- [Problem to solve] Check each line below for the word "using", and copy those that have it.

- [Data to process]
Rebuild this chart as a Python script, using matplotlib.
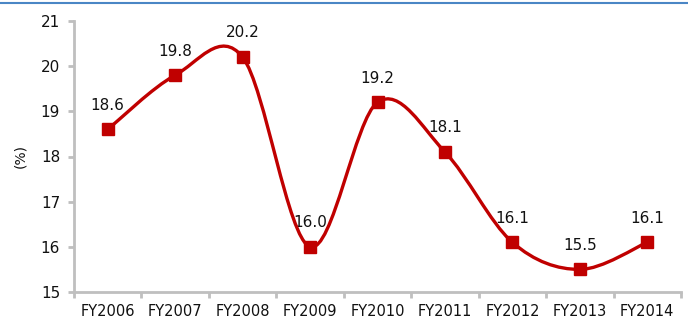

==

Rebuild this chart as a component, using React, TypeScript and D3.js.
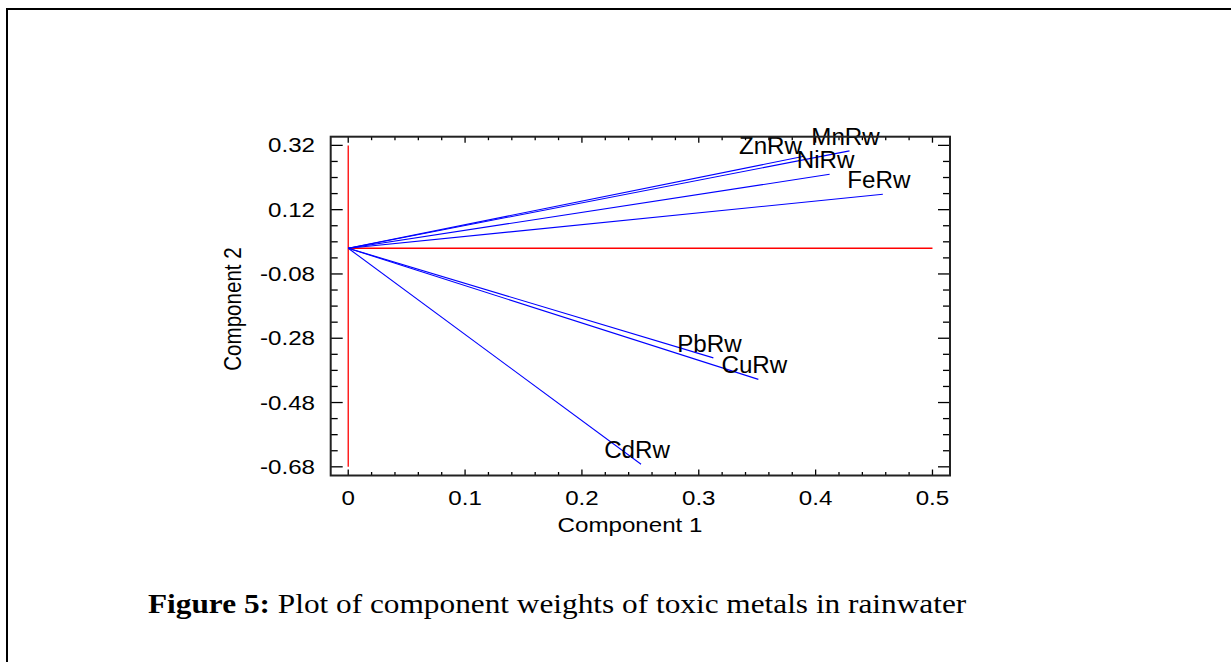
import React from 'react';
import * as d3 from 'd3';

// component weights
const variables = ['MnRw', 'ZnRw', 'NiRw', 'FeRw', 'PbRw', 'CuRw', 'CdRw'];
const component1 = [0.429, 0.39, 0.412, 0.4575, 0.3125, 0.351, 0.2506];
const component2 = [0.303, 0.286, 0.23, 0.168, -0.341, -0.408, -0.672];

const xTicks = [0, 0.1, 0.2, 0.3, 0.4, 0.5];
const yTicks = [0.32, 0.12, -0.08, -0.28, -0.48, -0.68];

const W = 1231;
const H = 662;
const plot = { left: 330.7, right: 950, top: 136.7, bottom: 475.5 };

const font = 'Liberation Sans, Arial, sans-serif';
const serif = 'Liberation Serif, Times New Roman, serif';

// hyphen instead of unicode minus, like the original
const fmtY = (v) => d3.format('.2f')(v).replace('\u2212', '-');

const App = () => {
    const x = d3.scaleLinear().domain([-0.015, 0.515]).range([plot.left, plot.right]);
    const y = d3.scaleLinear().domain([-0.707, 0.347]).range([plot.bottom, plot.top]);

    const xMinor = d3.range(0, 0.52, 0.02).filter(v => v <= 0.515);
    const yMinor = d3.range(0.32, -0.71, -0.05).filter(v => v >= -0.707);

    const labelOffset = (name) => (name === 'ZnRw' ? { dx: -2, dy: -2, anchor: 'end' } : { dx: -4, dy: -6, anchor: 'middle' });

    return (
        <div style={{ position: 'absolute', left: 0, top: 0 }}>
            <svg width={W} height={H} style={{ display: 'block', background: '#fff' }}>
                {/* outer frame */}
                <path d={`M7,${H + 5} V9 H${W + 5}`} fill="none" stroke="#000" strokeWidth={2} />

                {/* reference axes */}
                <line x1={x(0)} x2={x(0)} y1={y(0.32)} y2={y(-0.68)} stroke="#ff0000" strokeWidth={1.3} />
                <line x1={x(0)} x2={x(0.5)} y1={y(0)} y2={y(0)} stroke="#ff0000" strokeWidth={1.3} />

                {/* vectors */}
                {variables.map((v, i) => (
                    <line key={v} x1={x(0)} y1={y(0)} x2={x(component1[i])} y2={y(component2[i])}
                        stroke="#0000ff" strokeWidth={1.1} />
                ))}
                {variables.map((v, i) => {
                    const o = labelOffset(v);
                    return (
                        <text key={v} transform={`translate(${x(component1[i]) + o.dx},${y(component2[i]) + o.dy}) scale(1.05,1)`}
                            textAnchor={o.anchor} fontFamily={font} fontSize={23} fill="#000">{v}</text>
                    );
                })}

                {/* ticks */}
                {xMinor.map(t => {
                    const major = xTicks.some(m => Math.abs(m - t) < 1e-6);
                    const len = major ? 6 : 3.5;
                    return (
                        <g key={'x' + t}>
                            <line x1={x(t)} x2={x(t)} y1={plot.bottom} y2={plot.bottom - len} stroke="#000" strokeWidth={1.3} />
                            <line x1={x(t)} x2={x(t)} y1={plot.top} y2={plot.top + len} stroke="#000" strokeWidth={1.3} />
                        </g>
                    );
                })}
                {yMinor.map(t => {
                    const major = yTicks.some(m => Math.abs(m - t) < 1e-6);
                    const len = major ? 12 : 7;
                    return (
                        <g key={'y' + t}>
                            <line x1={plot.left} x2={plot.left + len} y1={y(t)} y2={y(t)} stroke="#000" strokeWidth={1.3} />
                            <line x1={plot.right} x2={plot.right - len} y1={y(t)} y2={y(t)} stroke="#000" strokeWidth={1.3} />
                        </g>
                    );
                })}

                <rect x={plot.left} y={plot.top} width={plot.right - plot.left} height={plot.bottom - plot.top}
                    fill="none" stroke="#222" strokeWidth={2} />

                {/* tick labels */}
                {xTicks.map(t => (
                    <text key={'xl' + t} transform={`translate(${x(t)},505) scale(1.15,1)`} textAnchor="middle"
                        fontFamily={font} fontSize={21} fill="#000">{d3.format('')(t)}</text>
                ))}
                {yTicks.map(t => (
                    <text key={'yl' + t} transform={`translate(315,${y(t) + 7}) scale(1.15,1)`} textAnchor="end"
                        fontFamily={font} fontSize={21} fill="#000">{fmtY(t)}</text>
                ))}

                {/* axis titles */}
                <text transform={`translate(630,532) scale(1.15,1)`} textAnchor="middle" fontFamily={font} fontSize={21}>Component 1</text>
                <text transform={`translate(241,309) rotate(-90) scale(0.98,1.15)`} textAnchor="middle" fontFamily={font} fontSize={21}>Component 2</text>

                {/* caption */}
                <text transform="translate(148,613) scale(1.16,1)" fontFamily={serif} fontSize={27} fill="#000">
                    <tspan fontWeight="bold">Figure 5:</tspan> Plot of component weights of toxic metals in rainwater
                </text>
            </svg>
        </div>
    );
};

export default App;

- [The response]
Rebuild this chart as a Python script, using matplotlib.
Rebuild this chart as a component, using React, TypeScript and D3.js.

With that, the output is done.